I think we agree here.

> 
> The linux-legacy idea is interesting, in that it keeps the stuff
> in a common well known place, so the hobbyist can still find it
> easily.  It also means that it can move at its own pace, based
> on who has time to work on which fringe bits.  And all the
> incremental cost issues I quoted above largely go away, or
> at least get loaded onto the people who care about that code.

I agree here too.

> 
> It can even apply its own set of standards, i.e. someone could
> revive xiafs and put it in tree if they wanted to.  They could
> also choose their own branching strategy, if say there was
> a showstopper change that prevented arch=foo from being
> carried beyond v3.x due to overwhelming difficulty, then keep
> a branch for v3.x and arch=foo.  Months later and some guru
> fixes arch=foo to boot on v3.(x+1) and then you can delete
> the old branch, etc. -- all at their own pace.
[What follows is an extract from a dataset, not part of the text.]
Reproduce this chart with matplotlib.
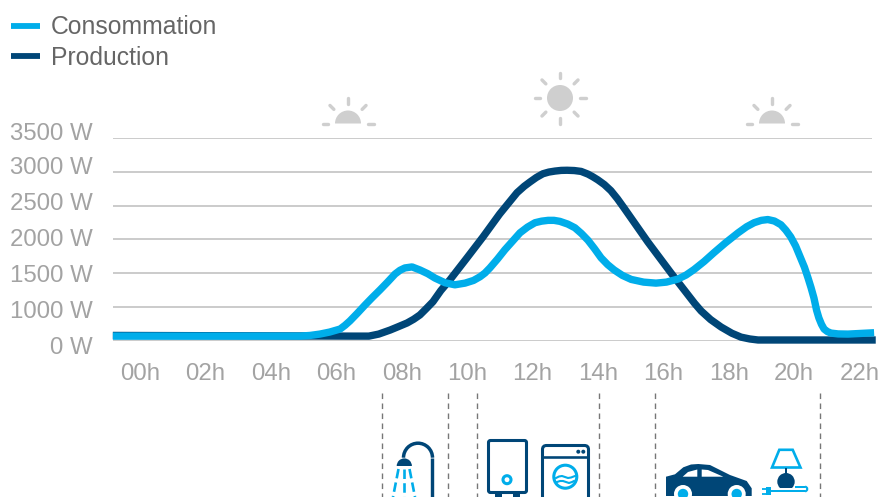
import numpy as np
import matplotlib
matplotlib.use("Agg")
import matplotlib.pyplot as plt
from matplotlib.patches import Circle, Polygon, FancyBboxPatch, Wedge, Arc, Rectangle
from matplotlib.transforms import ScaledTranslation

plt.rcParams['font.family'] = ['Liberation Sans', 'DejaVu Sans']

# ---------- data ----------
prod_hours = [-0.83, 6.5, 7.0, 7.3, 7.65, 7.9, 8.17, 8.37, 8.56, 8.76, 8.96, 9.2, 9.48, 10.0, 10.49, 11.0,
              11.53, 11.75, 11.93, 12.12, 12.32, 12.5, 12.69, 12.88, 13.06, 13.28, 13.49, 13.7,
              13.85, 14.0, 14.2, 14.4, 14.6, 14.8, 15.53, 16.24, 16.76, 16.96, 17.16, 17.45,
              17.77, 18.1, 18.38, 18.65, 18.9, 22.5]
prod_watts = [150, 130, 130, 190, 310, 410, 520, 630, 757, 950, 1075, 1240, 1400, 1725, 2035, 2375,
              2690, 2785, 2850, 2915, 2970, 2995, 3010, 3020, 3022, 3018, 3005, 2965,
              2925, 2880, 2810, 2720, 2600, 2465, 1960, 1500, 1175, 1050, 875, 620,
              400, 215, 100, 45, 15, 15]
cons_hours = [-0.83, 4.89, 5.2, 5.5, 5.8, 6.12, 6.27, 6.42, 6.65, 6.88, 7.1, 7.34, 7.57, 7.8, 7.95,
              8.1, 8.32, 8.56, 8.8, 9.02, 9.33, 9.63, 9.94, 10.2, 10.4, 10.55, 10.7, 10.93,
              11.16, 11.4, 11.62, 11.85, 12.08, 12.28, 12.48, 12.66, 12.84, 13.08, 13.3, 13.5,
              13.7, 13.9, 14.1, 14.3, 14.5, 14.75, 15.02, 15.4, 15.78, 16.1, 16.45, 16.7, 16.94,
              17.25, 17.55, 17.9, 18.29, 18.55, 18.78, 19.0, 19.2, 19.4, 19.6, 19.75, 19.9,
              20.05, 20.2, 20.32, 20.43, 20.52, 20.61, 20.69, 20.76, 20.84, 20.92, 21.02, 21.13,
              21.35, 21.65, 22.45]
cons_watts = [130, 130, 150, 190, 250, 340, 450, 580, 810, 1025, 1135, 1250, 1365, 1485, 1540,
              1575, 1590, 1545, 1490, 1425, 1355, 1325, 1350, 1390, 1445, 1500, 1575, 1705,
              1845, 1975, 2095, 2180, 2245, 2268, 2280, 2280, 2265, 2225, 2170, 2085,
              1985, 1860, 1725, 1625, 1545, 1465, 1405, 1365, 1350, 1365, 1410, 1470, 1550,
              1670, 1800, 1945, 2095, 2185, 2245, 2280, 2292, 2270, 2215, 2135, 2035,
              1900, 1725, 1585, 1425, 1285, 1130, 900, 670, 480, 340, 265, 220,
              195, 190, 230]
y_ticks = [0, 1000, 1500, 2000, 2500, 3000, 3500]
y_labels = ['0 W', '1000 W', '1500 W', '2000 W', '2500 W', '3000 W', '3500 W']
x_ticks = list(range(0, 23, 2))
x_labels = ['%02dh' % h for h in x_ticks]
series_names = ['Consommation', 'Production']

CYAN = '#00ADEA'
NAVY = '#004677'
GRID = '#BDBDBD'
TICK = '#A3A3A3'
SUN = '#CFCFCF'
W, H = 881, 497

fig = plt.figure(figsize=(W / 100, H / 100), dpi=100)

# overlay for the decorative pictograms, in pixel coordinates
deco = fig.add_axes([0, 0, 1, 1], zorder=0)
deco.set_xlim(0, W)
deco.set_ylim(H, 0)
deco.axis('off')

# main chart: x 113..872 px, y 138..340.5 px
L, R, T, B = 113, 872, 138, 340.5
ax = fig.add_axes([L / W, 1 - B / H, (R - L) / W, (B - T) / H], zorder=2)
ax.patch.set_alpha(0)
idx = np.arange(len(y_ticks), dtype=float)
ax.set_yscale('function', functions=(lambda v: np.interp(v, y_ticks, idx),
                                     lambda g: np.interp(g, idx, y_ticks)))
ax.set_ylim(0, 3500)
ax.set_xlim((L - 140) / 32.7, (R - 140) / 32.7)
ax.set_yticks(y_ticks)
ax.set_yticklabels(y_labels)
ax.minorticks_off()
ax.set_xticks(x_ticks)
ax.set_xticklabels(x_labels)
ax.tick_params(axis='both', length=0, labelsize=17.3, labelcolor=TICK)
ax.tick_params(axis='y', pad=14.5)
ax.tick_params(axis='x', pad=16)
for s in ax.spines.values():
    s.set_visible(False)
ax.grid(axis='y', color=GRID, lw=1.1)
ax.set_axisbelow(True)

# tick labels drift away from the gridlines in the original
offs = [-4.5, -3, -0.5, 2, 4, 6, 7]
for lab, dy in zip(ax.get_yticklabels(), offs):
    lab.set_transform(lab.get_transform() + ScaledTranslation(0, dy / 100, fig.dpi_scale_trans))

l2, = ax.plot(prod_hours, prod_watts, color=NAVY, lw=5.3, clip_on=False,
              solid_joinstyle='round', solid_capstyle='butt', zorder=3)
l1, = ax.plot(cons_hours, cons_watts, color=CYAN, lw=5.3, clip_on=False,
              solid_joinstyle='round', solid_capstyle='butt', zorder=4)

leg = fig.legend([l1, l2], series_names, loc='upper left',
                 bbox_to_anchor=(-1 / W, 1 - 3 / H),
                 bbox_transform=fig.transFigure, frameon=False, fontsize=17.8,
                 labelcolor='#666666', handlelength=1.17, handletextpad=0.43,
                 labelspacing=0.27, borderaxespad=0, borderpad=0.5)
leg.set_zorder(5)
for h in leg.get_lines():
    h.set_linewidth(4.2)


def ln(xs, ys, c, w, **k):
    k.setdefault('solid_capstyle', 'butt')
    deco.plot(xs, ys, color=c, lw=w * 0.72, **k)


def rays(cx, cy, angles):
    for a in angles:
        ca, sa = np.cos(np.radians(a)), np.sin(np.radians(a))
        ln([cx + 20 * ca, cx + 25.5 * ca], [cy - 20 * sa, cy - 25.5 * sa], SUN, 3.4,
           solid_capstyle='round')


# half suns
for cx in (348, 772):
    deco.add_patch(Wedge((cx, 123.5), 13, 180, 360, color=SUN, lw=0))
    rays(cx, 123.5, [0, 45, 90, 135, 180])
# full sun
deco.add_patch(Circle((560, 98), 13, color=SUN, lw=0))
rays(560, 98, range(0, 360, 45))

# dashed separators
for x in (381.5, 448, 477, 598.5, 655, 819.5):
    deco.plot([x, x], [393, 497], color='#777777', lw=1.0, dashes=(4, 3.2))

# shower
ln([432.3, 432.3], [457.7, 497], NAVY, 3.4)
deco.add_patch(Arc((418, 457.7), 29, 29, theta1=180, theta2=360, color=NAVY, lw=2.5))
deco.add_patch(Wedge((404.3, 466), 7.6, 180, 360, color=NAVY, lw=0))
for x0, x1 in ((398.5, 393), (404, 404), (409.5, 415)):
    deco.plot([x0, x1], [469, 497], color=CYAN, lw=1.9, dashes=(3.6, 1.6))

# water heater
deco.add_patch(FancyBboxPatch((488.5, 440.5), 38, 52, boxstyle='round,pad=0,rounding_size=2',
                              fc='white', ec=NAVY, lw=2.2))
for x in (495, 513):
    ln([x, x + 6.5], [495, 495], NAVY, 4)
deco.add_patch(Circle((507, 479.7), 4, fc='white', ec=CYAN, lw=2.2))

# washing machine
deco.add_patch(FancyBboxPatch((542.5, 445.5), 46, 60, boxstyle='round,pad=0,rounding_size=4',
                              fc='white', ec=NAVY, lw=2.2, clip_on=True))
ln([542, 589], [457.3, 457.3], NAVY, 2.6)
for x in (578.3, 583.3):
    deco.add_patch(Circle((x, 451.7), 2, color=NAVY, lw=0))
deco.add_patch(Circle((565.3, 476.7), 11.5, fc='white', ec=CYAN, lw=2.2))
deco.plot([556, 559, 562, 565, 568, 571, 575], [478, 476.5, 476, 477, 478, 477.5, 476],
          color=CYAN, lw=1.5)
deco.plot([557, 560, 563, 566, 569, 572, 574], [482, 481, 481, 482, 483, 482, 481],
          color=CYAN, lw=1.5)

# car
deco.add_patch(Polygon([(666, 476.7), (675, 474.3), (683.3, 467.3), (691, 464.5), (698.3, 464),
                        (710, 465), (720, 470), (730, 475), (746.7, 481), (751.7, 488.3),
                        (751.7, 496), (666, 496)], closed=True, color=NAVY, lw=0))
deco.add_patch(Polygon([(682.7, 476.7), (688, 472), (697.3, 469.5), (697.3, 476.7)],
                       closed=True, color='white', lw=0))
deco.add_patch(Polygon([(701.7, 469.5), (708, 470), (723.3, 476.7), (701.7, 476.7)],
                       closed=True, color='white', lw=0))
for x in (683, 736.7):
    deco.add_patch(Circle((x, 494), 9, color='white', lw=0))
    deco.add_patch(Circle((x, 494), 5.2, color=CYAN, lw=0))

# lamp + plug
deco.add_patch(Polygon([(779.3, 449.8), (792.7, 449.8), (800.5, 467.5), (772, 467.5)],
                       closed=True, fc='white', ec=CYAN, lw=1.9))
ln([786, 786], [468, 475], NAVY, 2)
deco.add_patch(Circle((786, 481.7), 8.7, color=NAVY, lw=0))
deco.add_patch(Rectangle((775, 488), 22, 6, color='white', lw=0))
ln([795, 805], [487, 487], CYAN, 2)
deco.add_patch(Arc((805, 489), 4.5, 4.5, theta1=-90, theta2=90, color=CYAN, lw=1.5))
ln([770, 805], [491, 491], CYAN, 2)
deco.add_patch(Polygon([(766, 487), (771, 487), (771, 495), (766, 495)], closed=True,
                       color=CYAN, lw=0))
ln([762, 767], [488.5, 488.5], CYAN, 1.8)
ln([762, 767], [493.5, 493.5], CYAN, 1.8)

fig.savefig('out.png', dpi=100)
The more I think
> about it, the better it seems.
> 
> > 
> >>
> >>  2) With point #1 in mind, there simply isn't the absolute finality
> >>     associated with mainline removal in linux as there would be in the
> >>     binary world, say if Windows8 said they were dropping Adaptec AHA1542
> >>     SCSI support (assuming it isn't long gone already.)
> >>
> >>  3) Things that are being considered for removal are least likely to
> >>     see an advantage by being on the bleeding edge.  Take the MCA case.
> >>     If you'll allow me the conclusion that MCA on 3.5 wouldn't have
> >>     been any fundamentally better than MCA on 3.4 -- then you can
> >>     get on the (semi announced) 3.4 LTSI train, and have a supported
> >>     kernel base for your MCA that will take you well into the year 2014!
> > 
> > I was also thinking that perhaps this could be the rational for upping
> > the major number. I know Linus said that the major number is just that,
> > a number, but instead of a number meaning what features and archs are
> > being added, have it mean what features and archs are being removed :)
> 
> If the opportunity arose, and we could take advantage of it to do
> that, then sure.  But the last big version change wasn't something
> that was really planned years in advance (at least not as far as I know).

No planning was involved. It was basically Linus saying "the 2.6 numbers
are too high, lets reset". And it seems that's his plan for going to 4.0
too. But if we can get Linus to say, we will switch to 4.0 after we hit
3.20 or so, then we can make plans for that release to dump old stuff.